“Nowadays I’m really cranky about comics. Because most of them are just really, really poorly written soft-core. And I miss good old storytelling… And all the girls are wearing nothing, and they all look like they have implants. Well, I sound like a very old man, and a cranky one, but it’s true.” ― Joss Whedon
When I began reading comics in the 1980s, artists like Rob Liefeld, Todd McFarlane, and Jim Lee were at the height of their powers, creating the kind of interest in comic books that launched a thousand superhero movies in the decades to follow.
Spider-Man, my favorite hero, was super not because of some radioactive bite. His powers came from the iron resolve forged by his love of Mary Jane Parker and Aunt May. When the X-Men came back from the dead (again!) they came under the leadership of Storm.
It’s enough to make anyone think, “You’ve come a long way, baby!” But not so fast, true believer.

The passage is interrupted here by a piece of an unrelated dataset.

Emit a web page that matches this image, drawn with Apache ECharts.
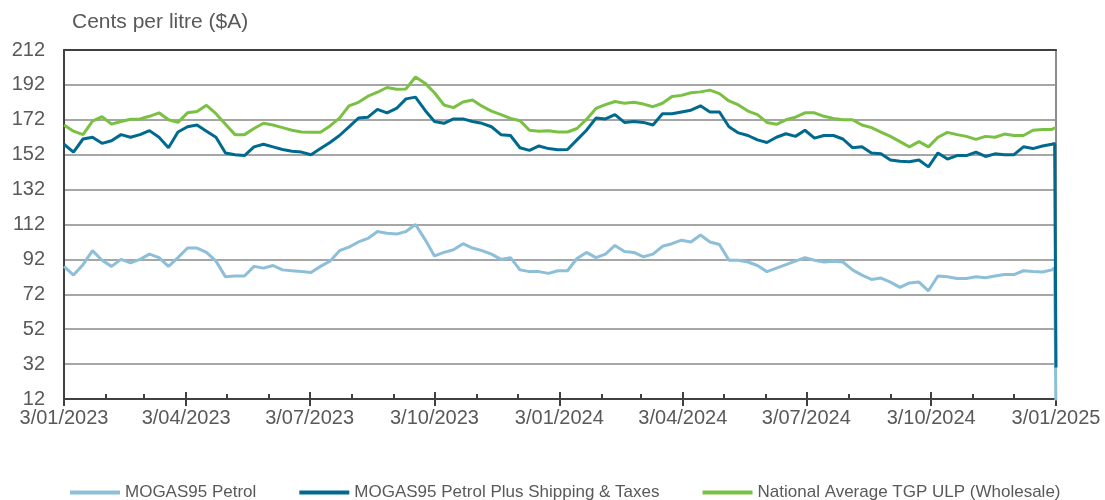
<!DOCTYPE html>
<html><head><meta charset="utf-8">
<script src="https://cdn.jsdelivr.net/npm/echarts@6/dist/echarts.min.js"></script>
<style>html,body{margin:0;padding:0;background:#fff}#c{width:1105px;height:500px}</style>
</head><body><div id="c"></div>
<script>
// Sampling dates (weekly) + last two days of the record
const dates = [
'2023-01-03','2023-01-10','2023-01-17','2023-01-24','2023-01-31','2023-02-07','2023-02-14','2023-02-21','2023-02-28',
'2023-03-07','2023-03-14','2023-03-21','2023-03-28','2023-04-04','2023-04-11','2023-04-18','2023-04-25',
'2023-05-02','2023-05-09','2023-05-16','2023-05-23','2023-05-30','2023-06-06','2023-06-13','2023-06-20','2023-06-27',
'2023-07-04','2023-07-11','2023-07-18','2023-07-25','2023-08-01','2023-08-08','2023-08-15','2023-08-22','2023-08-29',
'2023-09-05','2023-09-12','2023-09-19','2023-09-26','2023-10-03','2023-10-10','2023-10-17','2023-10-24','2023-10-31',
'2023-11-07','2023-11-14','2023-11-21','2023-11-28','2023-12-05','2023-12-12','2023-12-19','2023-12-26',
'2024-01-02','2024-01-09','2024-01-16','2024-01-23','2024-01-30','2024-02-06','2024-02-13','2024-02-20','2024-02-27',
'2024-03-05','2024-03-12','2024-03-19','2024-03-26','2024-04-02','2024-04-09','2024-04-16','2024-04-23','2024-04-30',
'2024-05-07','2024-05-14','2024-05-21','2024-05-28','2024-06-04','2024-06-11','2024-06-18','2024-06-25',
'2024-07-02','2024-07-09','2024-07-16','2024-07-23','2024-07-30','2024-08-06','2024-08-13','2024-08-20','2024-08-27',
'2024-09-03','2024-09-10','2024-09-17','2024-09-24','2024-10-01','2024-10-08','2024-10-15','2024-10-22','2024-10-29',
'2024-11-05','2024-11-12','2024-11-19','2024-11-26','2024-12-03','2024-12-10','2024-12-17','2024-12-24','2024-12-31',
'2025-01-02','2025-01-03'
];
const mogas95 = [
88,83,89,97,91.5,88,92,90,92,95,93,88,93,98.5,98.5,96,91,82,82.5,82.5,88,87,88.5,86,85.5,85,84.5,88,91,97,99,102,104,108,107,
106.5,108,112,103.5,94,96,97.5,101,98.5,97,95,92,93,86,85,85,84,85.5,85.5,92.5,96,93,95,100,96.5,96,93.5,95,99.5,101,103,102,106,102,
100.5,91.5,91.5,90.5,88.5,85,87,89,91,93,91.5,90.5,91,90.5,86,83,80.5,81.3,79,76,78.5,79,74,82.5,82,81,81,82,81.5,82.5,83.3,83.3,85.5,85,84.8,86,
87,0
];
const mogas95Plus = [
158,153.5,161,162,158.5,160,163.5,162,163.5,165.8,162,156,165,168,169,165.5,162,153,152,151.5,156.5,158,156.5,155,154,153.5,152,155.5,159,163,168,173,173.5,178,176,
178.5,184,185,177.5,171,170,172.5,172.5,171,170,168,163.5,163,156,154.5,157,155.5,154.8,155,160.5,166,173,172.5,175,170.5,171,170.5,169,175.5,175.5,176.5,177.5,180,176.5,
176.5,168,164.5,163,160.5,159,162,164,162.5,166,161.5,163,163,161,156,156.5,153,152.5,149,148.2,148,149,145,153,149.5,151.5,151.5,153.5,151,152.5,152,152,156.5,155.5,157,158,
158.5,30
];
const tgpUlp = [
169,165.5,163.5,171.3,173.8,169.5,171,172.3,172.5,174,176,172,170.5,176,176.8,180.3,175.5,169.5,163.5,163.5,167,170,169,167.5,166,165,164.8,164.8,168.5,173,180,182,185.5,187.8,190.5,
189.5,189.7,196.5,193,187.5,180.5,179,182.2,183.3,179.8,177,175,172.8,171.5,166,165.5,165.7,165,165,167,172.2,178.5,180.7,182.5,181.5,182,181,179.5,181.5,185.3,186,187.5,188,189,
187,182.8,180.5,177,175,170.5,169.4,172,173.5,176,176,174,172.8,172,172,169,167.5,165,162.5,159.5,156.5,159.5,156.5,162,164.8,163.5,162.5,160.8,162.5,162,163.8,163,163,166,166.5,166.5,
167.3,167.3
];
const seriesNames = ['MOGAS95 Petrol','MOGAS95 Petrol Plus Shipping & Taxes','National Average TGP ULP (Wholesale)'];
const quarterDates = ['2023-01-03','2023-04-03','2023-07-03','2023-10-03','2024-01-03','2024-04-03','2024-07-03','2024-10-03','2025-01-03'];
const monthDates = ['2023-01-03','2023-02-03','2023-03-03','2023-04-03','2023-05-03','2023-06-03','2023-07-03','2023-08-03','2023-09-03',
'2023-10-03','2023-11-03','2023-12-03','2024-01-03','2024-02-03','2024-03-03','2024-04-03','2024-05-03','2024-06-03','2024-07-03',
'2024-08-03','2024-09-03','2024-10-03','2024-11-03','2024-12-03','2025-01-03'];
const yMin = 12, yMax = 212, yStep = 20;
const titleText = 'Cents per litre ($A)';

function ts(s){const p=s.split('-').map(Number);return new Date(p[0],p[1]-1,p[2]).getTime();}
const xMin = ts(quarterDates[0]), xMax = ts(quarterDates[quarterDates.length-1]);
const qTs = quarterDates.map(ts), mTs = monthDates.map(ts);
const FONT = "'Liberation Sans', Arial, sans-serif";
const dark = '#404040', grey = '#595959';
function fmt(v){const d=new Date(v);return d.getDate()+'/'+String(d.getMonth()+1).padStart(2,'0')+'/'+d.getFullYear();}
function pairs(arr){return dates.map((d,i)=>[ts(d),arr[i]]);}
const colors = ['#8DBFD9','#006A8E','#7AC143'];

const chart = echarts.init(document.getElementById('c'), null, {renderer:'canvas'});
const baseX = {type:'value', min:xMin, max:xMax, gridIndex:0, splitLine:{show:false}};
chart.setOption({
  animation:false,
  textStyle:{fontFamily:FONT},
  title:{text:titleText, left:72, top:12, padding:0, textStyle:{fontSize:21, fontWeight:'normal', color:grey, fontFamily:FONT}},
  grid:{left:64, right:49, top:50, bottom:101, containLabel:false},
  legend:{data:seriesNames, left:70, top:484, padding:0, icon:'rect', itemWidth:50, itemHeight:4, itemGap:43,
    textStyle:{fontSize:17, color:grey, fontFamily:FONT}},
  xAxis:[
    Object.assign({}, baseX, {position:'bottom', axisLine:{show:true, lineStyle:{color:dark, width:2}},
      axisTick:{show:true, customValues:qTs, length:7, inside:false, lineStyle:{color:dark, width:2}},
      axisLabel:{show:true, customValues:qTs, formatter:fmt, fontSize:20, color:grey, margin:9, fontFamily:FONT}}),
    Object.assign({}, baseX, {position:'bottom', axisLine:{show:false},
      axisTick:{show:true, customValues:mTs, length:5, inside:true, lineStyle:{color:dark, width:2}},
      axisLabel:{show:false}}),
    Object.assign({}, baseX, {position:'bottom', axisLine:{show:false},
      axisTick:{show:true, customValues:qTs, length:7, inside:true, lineStyle:{color:dark, width:2}},
      axisLabel:{show:false}}),
    Object.assign({}, baseX, {position:'top', axisLine:{show:true, lineStyle:{color:dark, width:2}},
      axisTick:{show:false}, axisLabel:{show:false}})
  ],
  yAxis:[
    {type:'value', min:yMin, max:yMax, interval:yStep, position:'left',
      axisLine:{show:true, lineStyle:{color:dark, width:2}}, axisTick:{show:false},
      axisLabel:{fontSize:20, color:grey, margin:19, fontFamily:FONT},
      splitLine:{show:true, lineStyle:{color:'#A6A6A6', width:2}}},
    {type:'value', min:yMin, max:yMax, interval:yStep, position:'right',
      axisLine:{show:true, lineStyle:{color:'#8C8C8C', width:2}}, axisTick:{show:false},
      axisLabel:{show:false}, splitLine:{show:false}}
  ],
  series:[
    {name:seriesNames[0], type:'line', data:pairs(mogas95), showSymbol:false, symbol:'none', clip:true,
      lineStyle:{color:colors[0], width:3}, itemStyle:{color:colors[0]}},
    {name:seriesNames[1], type:'line', data:pairs(mogas95Plus), showSymbol:false, symbol:'none', clip:true,
      lineStyle:{color:colors[1], width:3}, itemStyle:{color:colors[1]}},
    {name:seriesNames[2], type:'line', data:pairs(tgpUlp), showSymbol:false, symbol:'none', clip:true,
      lineStyle:{color:colors[2], width:3}, itemStyle:{color:colors[2]}}
  ]
});
</script></body></html>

In my high school art class, my teacher rolled her eyes when I argued that cartooning was a valid art form. “Look at the line variation and perspective,” I said. My teacher who knew Jim Lee from art school just said, “He likes to draw boobs.” I was heartbroken. Why can’t she see what I see? I thought.
The reverse was truer. The only X-Men endowed with anything resembling a normal woman’s figure was Jubilee, a teenager. Mary Jane, as illustrated by McFarlane, wore tiny shirts and miniskirts. Every other woman was a carbon copy of this Barbified template: D-cup breasts, pencil-thin waist, wide hips, impossibly long legs. But, hey, words can only say so much, so feel free to Google Liefeld’s work and see for yourself.
Worse, unlike the male heroes’ powerful action poses, the women were almost always pictured with their butt out or legs spread or boobs pushed forward. They would come out of showers where the steam drifted over just the right places to get approval from the Comics Code. These were women who looked more ready for a pillow fight than saving the world.
Not to mention the “Women in Refrigerators” trope, when female characters are abused, depowered, or raped and only serve as motivation for a male character to seek revenge.
In effect, boys who read this received completely wrong, potentially destructive messages about female and male gender roles and body image at an age when they are searching for answers to those very questions. The movies, even Joss Whedon’s Avengers, were not much better, truth be told. The main movie poster is the Avengers in battle-ready stances, except Black Widow. Her individual poster is the only one that is rear-facing. Oh, and if you want more evidence, check out this update with Catwoman from “The Dark Knight Rises.“
Don’t get me wrong here. Women can take ownership of their bodies, costumes, and gender roles, thereby owning their sexuality. Cosplayers of all shapes, sizes, and genders have done this to great effect, showing that you can both be the Catwoman in tight, black leather…and fabulous.
Increasingly, women have become the writers and artists who create the superheroes and undercut these clichés. For more on this, check out “Hark! A Vagrant” at http://harkavagrant.com/index.php?id=311. It’s a slow change in this once all-boys club, but when you learn the rules—like the Matrix—you can bend or break them.
And so that’s where the Hawkeye Initiative comes in. It was created in response to artist Noelle Stevenson, AKA “Gingerhaze”, who suggested the way to fix every “Strong Female Character pose” in superhero comics was replace the character with Hawkeye doing the same thing. It’s playful and humorous, but undeniably effective.
For the casual superhero fan, this site is gender identity 101 (with superheroes. When you hear, “That’s so not true!” send that person to the site and let them scroll down the endless examples.
To bring this full circle, the Hawkeye Initiative is the very website I wish had existed when I had picked up my umpteenth X-comic and wondered by Psylocke as Lady Mandarin (drawn by Lee) was dressed and posed more for the beach than for the battle. I still read those comics today…just with a mixture of fascination and angst. I have come a long way in my learning. I admit there is still a long road ahead yet.
Geek culture has grown to be a big tent. We’re all here to celebrate the things we love. Remember that the people behind the costumes are still people. And the women behind the masks and inside the comics may represent larger than life characters, but so, too, do they represent something else. They are your sisters, mothers, and daughters. They deserve better. We all do.